# Sniff made it to his 1st Birthday!!



## raemandrea (Mar 18, 2013)

I got Sniff when he was 3.5 months old. He is definetly a work in progress. However, now at 13 months, he is a thriving, protective, loyal,and a wonderful companion to our whole family.


----------



## MyHans-someBoy (Feb 23, 2013)

Way to go Sniff!

Gosh, that's such a cute name. 


Sent from Petguide.com Free App


----------



## Neko (Dec 13, 2012)

Aww awesome!


----------



## fredh (Sep 10, 2013)

Happy belated birthday Sniff!


----------



## SuperG (May 11, 2013)

raemandrea said:


> I got Sniff when he was 3.5 months old.
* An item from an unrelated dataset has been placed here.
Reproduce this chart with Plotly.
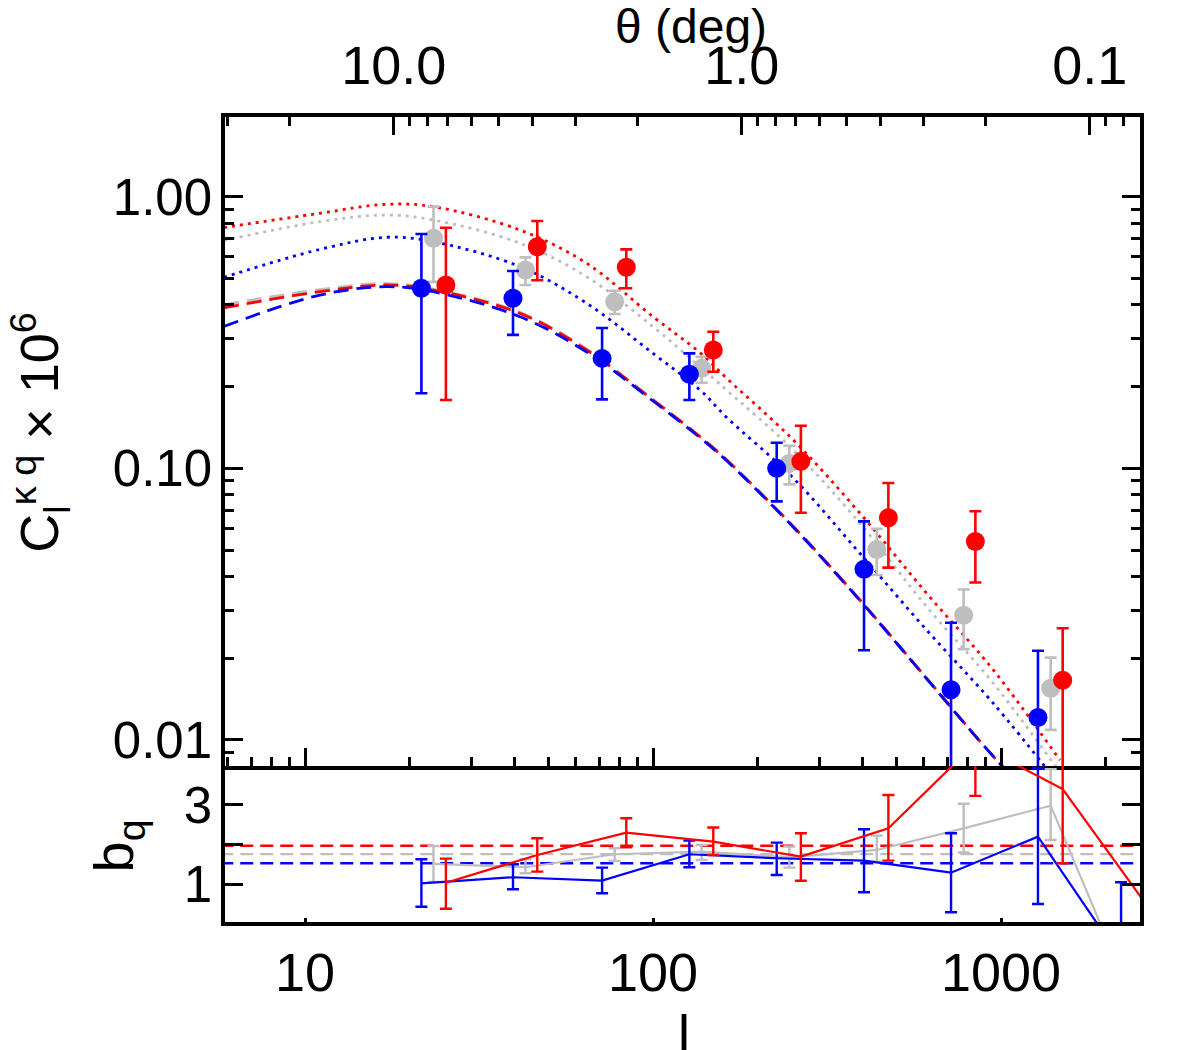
import plotly.graph_objects as go

# ---------------- data ----------------
# multipole of each binned measurement (the three samples are slightly offset)
ell_blue = [21.6, 39.6, 71.4, 127.2, 226.7, 404.0, 718.5, 1277.0]
ell_gray = [23.4, 43.0, 77.6, 138.0, 246.5, 439.5, 781.0, 1389.0]
ell_red = [25.4, 46.5, 83.8, 149.0, 266.0, 474.6, 844.0, 1504.0]

# C_l^{kappa q} x 1e6 : value, upper end, lower end of the error bar
C_blue = [0.460, 0.4225, 0.254, 0.222, 0.100, 0.0425, 0.0153, 0.0121]
C_blue_hi = [0.729, 0.5325, 0.3285, 0.265, 0.1243, 0.0638, 0.0270, 0.0213]
C_blue_lo = [0.189, 0.310, 0.1795, 0.1785, 0.0756, 0.0214, 0.003, 0.003]

C_gray = [0.703, 0.537, 0.4107, 0.2334, 0.1043, 0.0503, 0.0288, 0.0155]
C_gray_hi = [0.919, 0.598, 0.4507, 0.2575, 0.1211, 0.0599, 0.0358, 0.0201]
C_gray_lo = [0.486, 0.473, 0.370, 0.2066, 0.0873, 0.0405, 0.0216, 0.0109]

C_red = [0.473, 0.6545, 0.5496, 0.2726, 0.1061, 0.0658, 0.0538, 0.0166]
C_red_hi = [0.769, 0.8137, 0.640, 0.3184, 0.1435, 0.0883, 0.0695, 0.0258]
C_red_lo = [0.1785, 0.4923, 0.460, 0.2268, 0.0686, 0.0431, 0.0380, 0.003]

# model curves
ell_model = [5.85, 11.04, 17.17, 23.33, 41.48, 64.5, 100.0, 136.5, 162.8,
             253.1, 393.4, 611.6, 950.4, 1477.0]
model_red_dot = [0.77, 0.869, 0.938, 0.919, 0.754, 0.5685, 0.3616, 0.2665,
                 0.2145, 0.1271, 0.0683, 0.03465, 0.0181, 0.00843]
model_gray_dot = [0.69, 0.809, 0.856, 0.821, 0.674, 0.5074, 0.332, 0.2366,
                  0.194, 0.1168, 0.0627, 0.03093, 0.01616, 0.0076]
model_blue_dot = [0.505, 0.640, 0.709, 0.683, 0.5526, 0.405, 0.265, 0.1942,
                  0.154, 0.092, 0.0486, 0.02539, 0.01364, 0.0068]
model_red_dash = [0.39, 0.447, 0.473, 0.4533, 0.372, 0.2726, 0.1785, 0.1307,
                  0.1073, 0.061, 0.03274, 0.01686, 0.0087, 0.0048]
model_gray_dash = [0.40, 0.455, 0.479, 0.457, 0.375, 0.2745, 0.1795, 0.1312,
                   0.1078, 0.0612, 0.0328, 0.0169, 0.0087, 0.0048]
model_blue_dash = [0.333, 0.4345, 0.4663, 0.447, 0.3616, 0.268, 0.177, 0.1297,
                   0.1066, 0.0607, 0.0326, 0.0168, 0.0087, 0.0048]

# bias b_q per bin (lower panel), incl. one extra bin at the highest ell
ell_b_blue = ell_blue + [2213.0]
b_blue = [1.025, 1.177, 1.091, 1.757, 1.656, 1.595, 1.293, 2.20, -0.87]
b_blue_hi = [1.63, 1.504, 1.42, 2.10, 2.05, 2.387, 2.286, 3.93, 1.05]
b_blue_lo = [0.435, 0.874, 0.773, 1.429, 1.235, 0.80, 0.294, 0.503, -2.79]

ell_b_gray = ell_gray + [2393.0]
b_gray = [1.512, 1.429, 1.757, 1.822, 1.68, 1.865, 2.41, 2.98, -1.94]
b_gray_hi = [1.966, 1.63, 1.908, 1.99, 1.95, 2.226, 3.03, 3.90, -1.94]
b_gray_lo = [1.06, 1.277, 1.588, 1.61, 1.42, 1.57, 1.80, 2.117, -1.94]

ell_b_red = ell_red + [2680.0]
b_red = [1.04, 1.739, 2.30, 2.074, 1.696, 2.41, 4.55, 3.40, 0.36]
b_red_hi = [1.646, 2.16, 2.665, 2.43, 2.286, 3.25, 5.87, 5.27, 0.36]
b_red_lo = [0.385, 1.318, 1.933, 1.739, 1.09, 1.595, 3.227, 1.53, 0.36]

# best-fit constant biases
ell_fit = [5.0, 3000.0]
bfit_red = 1.97
bfit_gray = 1.76
bfit_blue = 1.53

# tick labels
l_ticks = [10, 100, 1000]
l_ticktext = ["10", "100", "1000"]
theta_ticks = [10, 1, 0.1]
theta_ticktext = ["10.0", "1.0", "0.1"]
C_ticks = [0.01, 0.1, 1]
C_ticktext = ["0.01", "0.10", "1.00"]
b_ticks = [1, 2, 3]
b_ticktext = ["1", "", "3"]

# ---------------- styling ----------------
RED = "#FF0000"
BLUE = "#0000FF"
GRAY = "#BEBEBE"
FONT = "Liberation Sans, Arial, Helvetica, sans-serif"

X_RANGE = [0.7701, 3.3994]          # log10(l)
THETA_RANGE = [1.4852, -1.1441]     # log10(theta deg), theta = 180/l
Y_RANGE = [-2.0957, 0.2934]         # log10(C)
B_RANGE = [0.05, 3.98]
SPLIT = 0.1938

fig = go.Figure()

# model curves
DOT = "3px,5px"
DASH = "15px,8px"
for vals, col, dash in [
    (model_gray_dot, GRAY, DOT),
    (model_red_dot, RED, DOT),
    (model_blue_dot, BLUE, DOT),
    (model_gray_dash, GRAY, DASH),
    (model_red_dash, RED, DASH),
    (model_blue_dash, BLUE, DASH),
]:
    fig.add_trace(go.Scatter(
        x=ell_model, y=vals, mode="lines", xaxis="x", yaxis="y",
        line=dict(color=col, width=2.8, dash=dash, shape="spline"),
        hoverinfo="skip", showlegend=False))


def err(v, hi, lo):
    return ([h - a for a, h in zip(v, hi)], [a - l for a, l in zip(v, lo)])


for ell, v, hi, lo, col in [
    (ell_gray, C_gray, C_gray_hi, C_gray_lo, GRAY),
    (ell_blue, C_blue, C_blue_hi, C_blue_lo, BLUE),
    (ell_red, C_red, C_red_hi, C_red_lo, RED),
]:
    up, dn = err(v, hi, lo)
    fig.add_trace(go.Scatter(
        x=ell, y=v, mode="markers", xaxis="x", yaxis="y",
        marker=dict(size=19, color=col, line=dict(width=0)),
        error_y=dict(type="data", symmetric=False, array=up, arrayminus=dn,
                     color=col, thickness=2.6, width=6),
        showlegend=False))

# invisible trace so the top theta axis (theta = 180/l) gets drawn
fig.add_trace(go.Scatter(
    x=theta_ticks, y=C_ticks, mode="markers", xaxis="x3", yaxis="y",
    marker=dict(size=1, opacity=0), hoverinfo="skip", showlegend=False))

# lower panel
for bf, col in [(bfit_gray, GRAY), (bfit_red, RED), (bfit_blue, BLUE)]:
    fig.add_trace(go.Scatter(
        x=ell_fit, y=[bf, bf], mode="lines", xaxis="x2", yaxis="y2",
        line=dict(color=col, width=2.4, dash="13px,7px"),
        hoverinfo="skip", showlegend=False))

for ell, v, hi, lo, col in [
    (ell_b_gray, b_gray, b_gray_hi, b_gray_lo, GRAY),
    (ell_b_blue, b_blue, b_blue_hi, b_blue_lo, BLUE),
    (ell_b_red, b_red, b_red_hi, b_red_lo, RED),
]:
    up, dn = err(v, hi, lo)
    fig.add_trace(go.Scatter(
        x=ell, y=v, mode="lines", xaxis="x2", yaxis="y2",
        line=dict(color=col, width=2.2),
        error_y=dict(type="data", symmetric=False, array=up, arrayminus=dn,
                     color=col, thickness=2.4, width=6),
        showlegend=False))

minor_l = [6, 7, 8, 9] + [k * 10 for k in range(2, 10)] + \
    [k * 100 for k in range(2, 10)] + [2000]
minor_theta = [20, 30] + list(range(2, 10)) + [k / 10 for k in range(2, 10)] + [0.08, 0.09]
minor_C = [0.009] + [k / 100 for k in range(2, 10)] + [k / 10 for k in range(2, 10)]

axis_common = dict(showline=True, linecolor="black", linewidth=3.5,
                   showgrid=False, zeroline=False, ticks="inside",
                   tickcolor="black", tickwidth=3)

fig.update_layout(
    width=1200, height=1050,
    margin=dict(l=225, r=60, t=117, b=128),
    paper_bgcolor="white", plot_bgcolor="white", showlegend=False,
    font=dict(family=FONT, color="black"),
    xaxis=dict(type="log", range=X_RANGE, domain=[0, 1], anchor="y",
               mirror=False, ticklen=18, tickvals=l_ticks,
               showticklabels=False,
               minor=dict(tickvals=minor_l, ticks="inside", ticklen=9,
                          tickwidth=3, tickcolor="black", showgrid=False),
               **axis_common),
    xaxis3=dict(type="log", range=THETA_RANGE, overlaying="x", anchor="y",
                side="top", ticklen=18, tickvals=theta_ticks,
                ticktext=theta_ticktext, tickfont=dict(size=54, family=FONT),
                ticklabelstandoff=8,
                minor=dict(tickvals=minor_theta, ticks="inside", ticklen=9,
                           tickwidth=3, tickcolor="black", showgrid=False),
                **axis_common),
    yaxis=dict(type="log", range=Y_RANGE, domain=[SPLIT, 1], anchor="x",
               mirror="ticks", ticklen=18, tickvals=C_ticks,
               ticktext=C_ticktext, tickfont=dict(size=51, family=FONT),
               ticklabelstandoff=-1,
               minor=dict(tickvals=minor_C, ticks="inside", ticklen=9,
                          tickwidth=3, tickcolor="black", showgrid=False),
               **axis_common),
    xaxis2=dict(type="log", range=X_RANGE, domain=[0, 1], anchor="y2",
                mirror=False, ticklen=4, tickvals=l_ticks,
                ticktext=l_ticktext, tickfont=dict(size=54, family=FONT),
                ticklabelstandoff=0, **axis_common),
    yaxis2=dict(range=B_RANGE, domain=[0, SPLIT], anchor="x2",
                mirror="ticks", ticklen=18, tickvals=b_ticks,
                ticktext=b_ticktext, tickfont=dict(size=51, family=FONT),
                ticklabelstandoff=-1, **axis_common),
    annotations=[
        dict(text="θ (deg)", xref="paper", yref="paper", x=0.5089, y=1.1125,
             xanchor="center", yanchor="middle", showarrow=False,
             font=dict(size=48, family=FONT)),
        dict(text="l", xref="paper", yref="paper", x=0.5016, y=-0.0994,
             xanchor="center", yanchor="top", showarrow=False,
             font=dict(size=54, family=FONT)),
        dict(text="C<sub>l</sub><sup>κ q</sup> × 10<sup>6</sup>", xref="paper",
             yref="paper", x=-0.2025, y=0.6075, xanchor="center",
             yanchor="middle", textangle=-90, showarrow=False,
             font=dict(size=54, family=FONT)),
        dict(text="b<sub>q</sub>", xref="paper", yref="paper", x=-0.1175,
             y=0.0944, xanchor="center", yanchor="middle", textangle=-90,
             showarrow=False, font=dict(size=56, family=FONT)),
    ],
)

fig.write_html("out.html")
He is definetly a work in progress. However, now at 13 months, he is a thriving, protective, loyal,and a wonderful companion to our whole family.



Sniff is in the groove....being the GSD that we all know is there, dealing with those puppy months hoping for a good outcome like yours....and they most always do. It takes two to get a great pup...so good job on your behalf.

Good going,

SuperG


----------



## Gretchen (Jan 20, 2011)

I think your title of this post should be, " I made it to Sniff's 1st birthday!"
Congratulations!


----------



## AkariKuragi (Dec 19, 2011)

Congrats to both of you! And happy birthday Sniff!


Sent from Petguide.com Free App


----------



## Piper'sgrl (Apr 20, 2012)

Happy birthday to Sniff! and what an adorable name! it's the first time ive heard it. Cute!


----------



## RiverDan (Mar 22, 2013)

Congrats!! Great looking GSD, and a great name.
Happy belated.


----------



## raemandrea (Mar 18, 2013)

Thank you everyone for your kind words. Yes it was an ordeal, but very rewarding. He is an amazing pup that has stolen my whole family's heart!


----------



## Loneforce (Feb 12, 2012)

Happy Belated Birthday Sniff. Wishing you many, many more.


----------